Iranian President Hassan Rouhani is seen during a public speech in the southern Hormozgan province, Iran, February 17, 2019.
(photo credit: IRANIAN PRESIDENCY WEBSITE/HANDOUT VIA REUTERS)
The rationing of food and essential goods might be coming back to Iran, for the first time since the Iran-Iraq war of (1980-1988), due to the sanctions being imposed on the Islamic republic - which may cause the government to have a larger role in the rationing of such products.
The war left nearly two-million people dead and wounded on both sides of the fight, and it took years afterwards for the government to end this type of rationing.
Many are worried, including economic experts, that issuing the vouchers would bring more government interference into the already highly controlled country markets.
People in Iran used to refer to the 1980's as the "coupon era," where long lines formed just to procure simple things such as eggs or butter.
"Some goods might be rationed and distributed through vouchers or coupons," said Islamic Republic Vice President Es’haq Jahangiri without much elaboration according to a Radio Farda report. "We might be forced to ration some goods and reintroduce vouchers for distributing them."
The state usually subsidizes many of these good through their annual oil sales and out of country exports, normally bringing in $60 billion a year for the Islamic Republic - as well the government issues cash handouts from the government to purchase these goods.
"They believe that in our current difficult situation rationing goods is not only irrational, but more open [competition] is necessary," Jahangiri noted, "They also believe that, instead of rationing goods, the indirect government subsidies should be eliminated and directly paid to the people along with the cash monthly subsidies they currently receive."
However, Iranian President Hassan Rouhani apparently prepared for this by releasing "support packages" for needy Iranian families.
"Support packages of one-three million rials (approximately $23.75 to $71.25) are on their way; the exact amount will depend on the circumstances of each family, but they will be given out to targeted groups, shortly," Rouhani was quoted as saying.
The numbers provided, however, did not account for recent exchange rate changes and will only help families provide themselves with food for a few days at the most.
President Donald Trump withdrew the US from a landmark nuclear deal with Iran and five other world powers in May, isolating the country from its closest European allies, putting the agreement on life support and setting up a new showdown with Tehran over its nuclear work -as well as bringing the rial (the currency used in Iran) to an all time low.

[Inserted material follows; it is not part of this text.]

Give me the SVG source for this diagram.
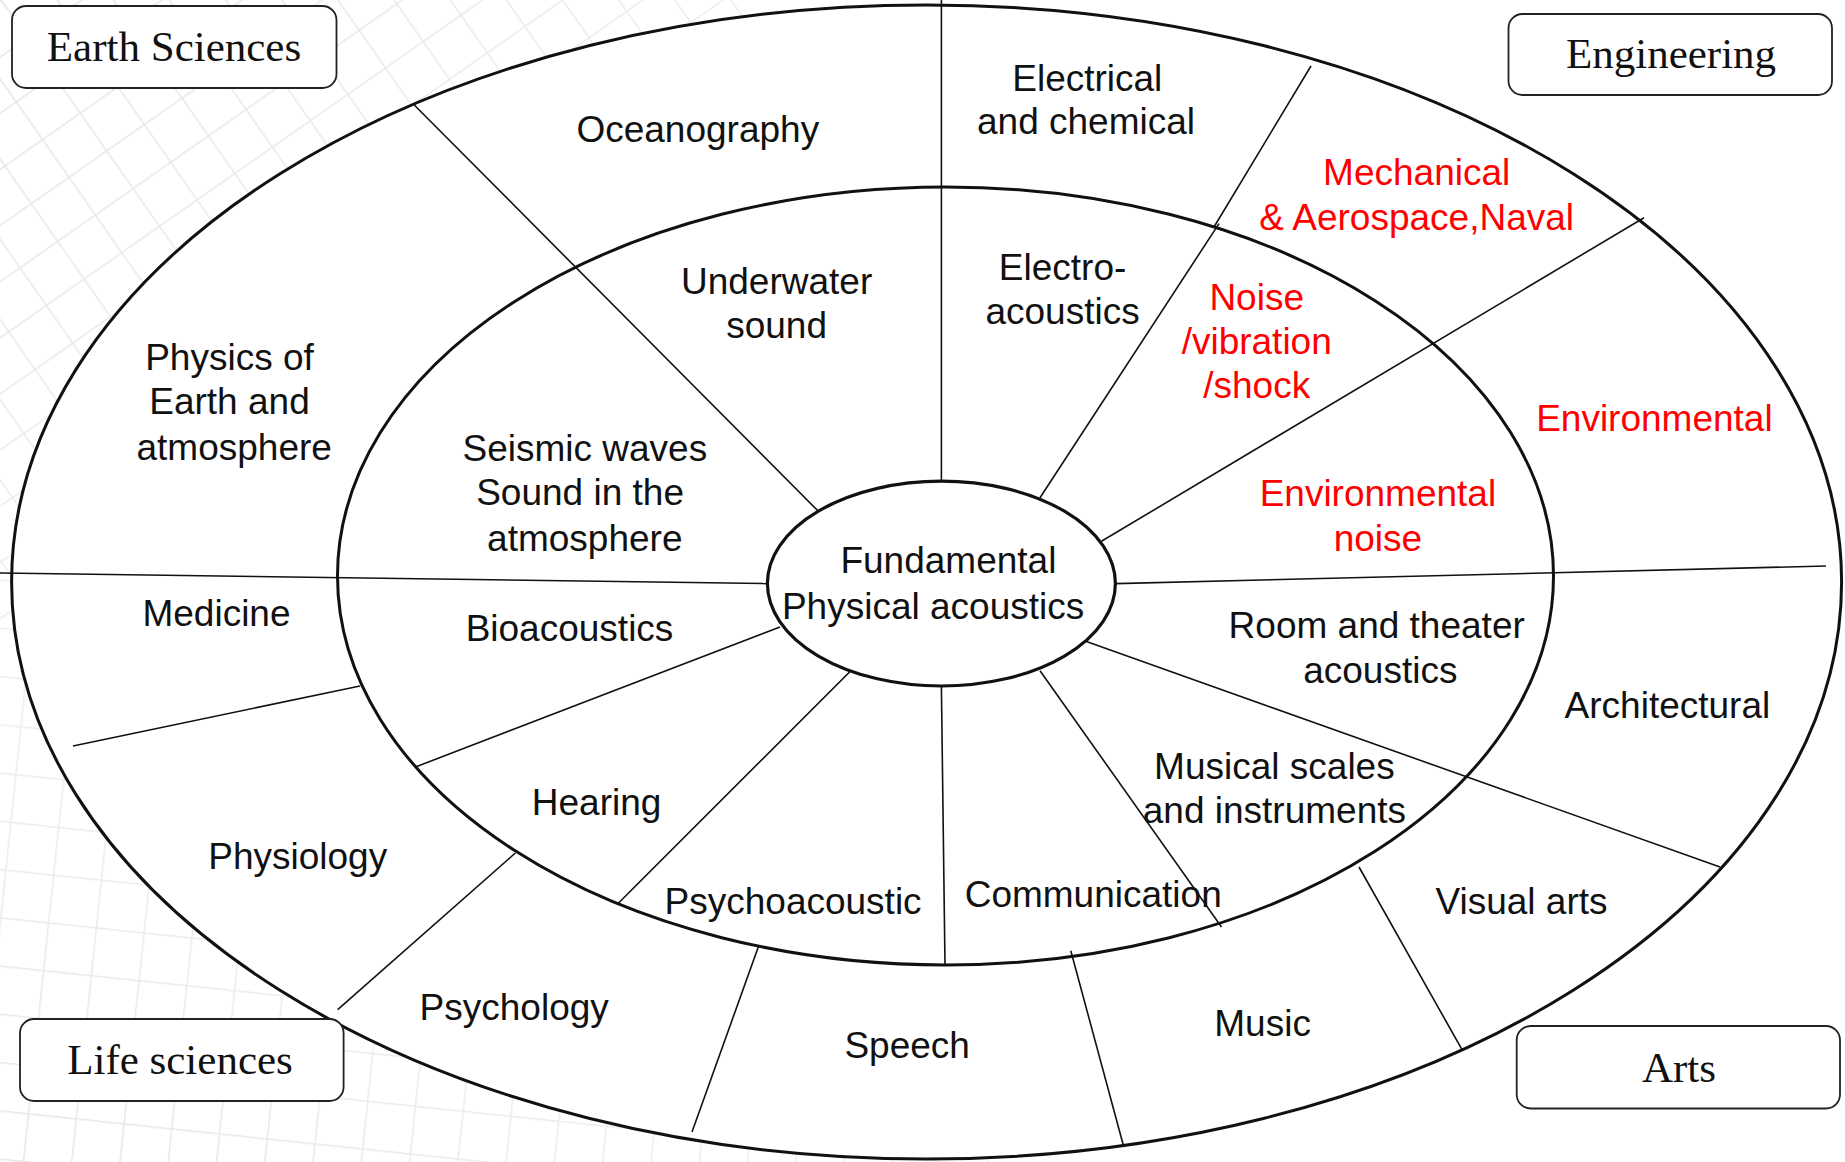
<svg xmlns="http://www.w3.org/2000/svg" width="1845" height="1162" viewBox="0 0 1845 1162">
  <style>
    .ring { fill: none; stroke: #111; stroke-width: 3; }
    .hub { fill: #fff; stroke: #111; stroke-width: 3.2; }
    .spoke { fill: none; stroke: #111; stroke-width: 1.6; }
    .lbl { font-family: "Liberation Sans", Arial, sans-serif; font-size: 37px; fill: #111; text-anchor: middle; }
    .red { fill: #ff0000; }
    .box { fill: #fff; stroke: #222; stroke-width: 1.8; }
    .cat { font-family: "Liberation Serif", "Times New Roman", serif; font-size: 43px; fill: #111; text-anchor: middle; }
  </style>
  <defs>
    <pattern id="gridA" width="46" height="46" patternUnits="userSpaceOnUse" patternTransform="rotate(-35)">
      <path d="M0 0 H46 M0 0 V46" fill="none" stroke="#e4e4e4" stroke-width="3"/>
    </pattern>
    <pattern id="gridB" width="48" height="48" patternUnits="userSpaceOnUse" patternTransform="rotate(6)">
      <path d="M0 0 H48 M0 0 V48" fill="none" stroke="#e6e6e6" stroke-width="3"/>
    </pattern>
    <linearGradient id="fadeA" x1="0" y1="0" x2="1" y2="1">
      <stop offset="0" stop-color="#fff" stop-opacity="1"/>
      <stop offset="0.6" stop-color="#fff" stop-opacity="0.6"/>
      <stop offset="1" stop-color="#fff" stop-opacity="0"/>
    </linearGradient>
    <linearGradient id="fadeB" x1="0" y1="1" x2="1" y2="0">
      <stop offset="0" stop-color="#fff" stop-opacity="1"/>
      <stop offset="0.7" stop-color="#fff" stop-opacity="0.5"/>
      <stop offset="1" stop-color="#fff" stop-opacity="0"/>
    </linearGradient>
    <mask id="maskA"><rect x="0" y="0" width="760" height="620" fill="url(#fadeA)"/></mask>
    <mask id="maskB"><rect x="0" y="560" width="1000" height="602" fill="url(#fadeB)"/></mask>
  </defs>

  <!-- page background with faint grid texture -->
  <rect width="1845" height="1162" fill="#fff"/>
  <rect x="0" y="0" width="760" height="620" fill="url(#gridA)" mask="url(#maskA)"/>
  <rect x="0" y="560" width="1000" height="602" fill="url(#gridB)" mask="url(#maskB)"/>

  <!-- rings -->
  <g id="rings">
    <ellipse id="outer-ring" cx="926.6" cy="582" rx="915" ry="577" fill="#fff" stroke="#111" stroke-width="3"/>
    <ellipse id="inner-ring" class="ring" cx="945.5" cy="576" rx="608" ry="389"/>
  </g>

  <!-- dividing spokes -->
  <g id="connectors">
    <line class="spoke" x1="941.4" y1="0" x2="941.4" y2="481"/>
    <line class="spoke" x1="414" y1="104.7" x2="817.8" y2="510.7"/>
    <line class="spoke" x1="0" y1="573" x2="767" y2="583.6"/>
    <line class="spoke" x1="73" y1="746" x2="360" y2="686"/>
    <line class="spoke" x1="415.4" y1="767" x2="780" y2="627"/>
    <line class="spoke" x1="617.8" y1="903.7" x2="849.6" y2="672"/>
    <line class="spoke" x1="337.7" y1="1009.6" x2="515.4" y2="853"/>
    <line class="spoke" x1="692" y1="1132" x2="759" y2="945"/>
    <line class="spoke" x1="941.4" y1="686" x2="945" y2="965"/>
    <line class="spoke" x1="1040" y1="670.7" x2="1221.5" y2="927"/>
    <line class="spoke" x1="1070.8" y1="950.8" x2="1123.8" y2="1147"/>
    <line class="spoke" x1="1085" y1="641" x2="1720" y2="867"/>
    <line class="spoke" x1="1359" y1="867" x2="1462.7" y2="1050.8"/>
    <line class="spoke" x1="1115.5" y1="583.6" x2="1826" y2="566"/>
    <line class="spoke" x1="1101.4" y1="541.3" x2="1644" y2="217.7"/>
    <line class="spoke" x1="1040" y1="497.7" x2="1219" y2="223.6"/>
    <line class="spoke" x1="1214" y1="227" x2="1311" y2="66"/>
  </g>

  <!-- central hub -->
  <g id="hub">
    <ellipse class="hub" cx="941.4" cy="583.6" rx="174" ry="102.4"/>
    <text class="lbl" x="948.4" y="573">Fundamental</text>
    <text class="lbl" x="933.1" y="619">Physical acoustics</text>
  </g>

  <!-- inner ring sectors -->
  <g id="underwater-sound"><text class="lbl" x="776.6" y="294">Underwater</text><text class="lbl" x="776.6" y="338">sound</text></g>
  <g id="electroacoustics"><text class="lbl" x="1062.6" y="280">Electro-</text><text class="lbl" x="1062.6" y="324">acoustics</text></g>
  <g id="noise-vibration"><text class="lbl red" x="1256.7" y="310">Noise</text><text class="lbl red" x="1256.7" y="354">/vibration</text><text class="lbl red" x="1256.7" y="398">/shock</text></g>
  <g id="environmental-noise"><text class="lbl red" x="1377.9" y="506">Environmental</text><text class="lbl red" x="1377.9" y="551">noise</text></g>
  <g id="room-theater"><text class="lbl" x="1376.7" y="638">Room and theater</text><text class="lbl" x="1380.3" y="683">acoustics</text></g>
  <g id="musical-scales"><text class="lbl" x="1274.4" y="779">Musical scales</text><text class="lbl" x="1274.4" y="823">and instruments</text></g>
  <g id="communication"><text class="lbl" x="1093.2" y="907">Communication</text></g>
  <g id="psychoacoustic"><text class="lbl" x="793.1" y="914">Psychoacoustic</text></g>
  <g id="hearing"><text class="lbl" x="596.6" y="815">Hearing</text></g>
  <g id="bioacoustics"><text class="lbl" x="569.5" y="641">Bioacoustics</text></g>
  <g id="seismic-waves"><text class="lbl" x="584.8" y="461">Seismic waves</text><text class="lbl" x="580.1" y="505">Sound in the</text><text class="lbl" x="584.8" y="551">atmosphere</text></g>

  <!-- outer ring sectors -->
  <g id="oceanography"><text class="lbl" x="697.8" y="142">Oceanography</text></g>
  <g id="electrical-chemical"><text class="lbl" x="1087.3" y="91">Electrical</text><text class="lbl" x="1086" y="134">and chemical</text></g>
  <g id="mechanical"><text class="lbl red" x="1416.7" y="185">Mechanical</text><text class="lbl red" x="1416.7" y="230">&amp; Aerospace,Naval</text></g>
  <g id="environmental"><text class="lbl red" x="1654.4" y="431">Environmental</text></g>
  <g id="architectural"><text class="lbl" x="1667.4" y="718">Architectural</text></g>
  <g id="visual-arts"><text class="lbl" x="1521.5" y="914">Visual arts</text></g>
  <g id="music"><text class="lbl" x="1262.6" y="1036">Music</text></g>
  <g id="speech"><text class="lbl" x="907.2" y="1058">Speech</text></g>
  <g id="psychology"><text class="lbl" x="514.2" y="1020">Psychology</text></g>
  <g id="physiology"><text class="lbl" x="297.7" y="869">Physiology</text></g>
  <g id="medicine"><text class="lbl" x="216.5" y="626">Medicine</text></g>
  <g id="physics-earth"><text class="lbl" x="229.5" y="370">Physics of</text><text class="lbl" x="229.5" y="414">Earth and</text><text class="lbl" x="234.2" y="460">atmosphere</text></g>

  <!-- field category boxes -->
  <g id="earth-sciences"><rect class="box" x="12" y="6" width="324.5" height="82" rx="14"/><text class="cat" x="174" y="61">Earth Sciences</text></g>
  <g id="engineering"><rect class="box" x="1508.5" y="14" width="323.5" height="81" rx="14"/><text class="cat" x="1671" y="68">Engineering</text></g>
  <g id="life-sciences"><rect class="box" x="20" y="1019" width="323.6" height="82" rx="14"/><text class="cat" x="180" y="1074">Life sciences</text></g>
  <g id="arts"><rect class="box" x="1516.7" y="1026" width="323.3" height="82.5" rx="14"/><text class="cat" x="1679" y="1082">Arts</text></g>
</svg>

Following remarks from the White House Diplomatic Room, Trump signed a presidential memorandum that immediately levies the "highest level of economic sanction" on Iran over its nuclear activity– a move that will put the US in violation of core provisions in the agreement, which traded global sanctions relief on Tehran in exchange for temporary caps and dismantling of their nuclear infrastructure.
Some products in Iran have become so scarce that people have't have access to certain products for months, including diapers. As well as in recent months, lines out the door for meat and chicken - something the Islamic Republic Supreme Leader Ayatollah Ali Khamenei call a "hostile foreign countries' plot" against the Iranian people.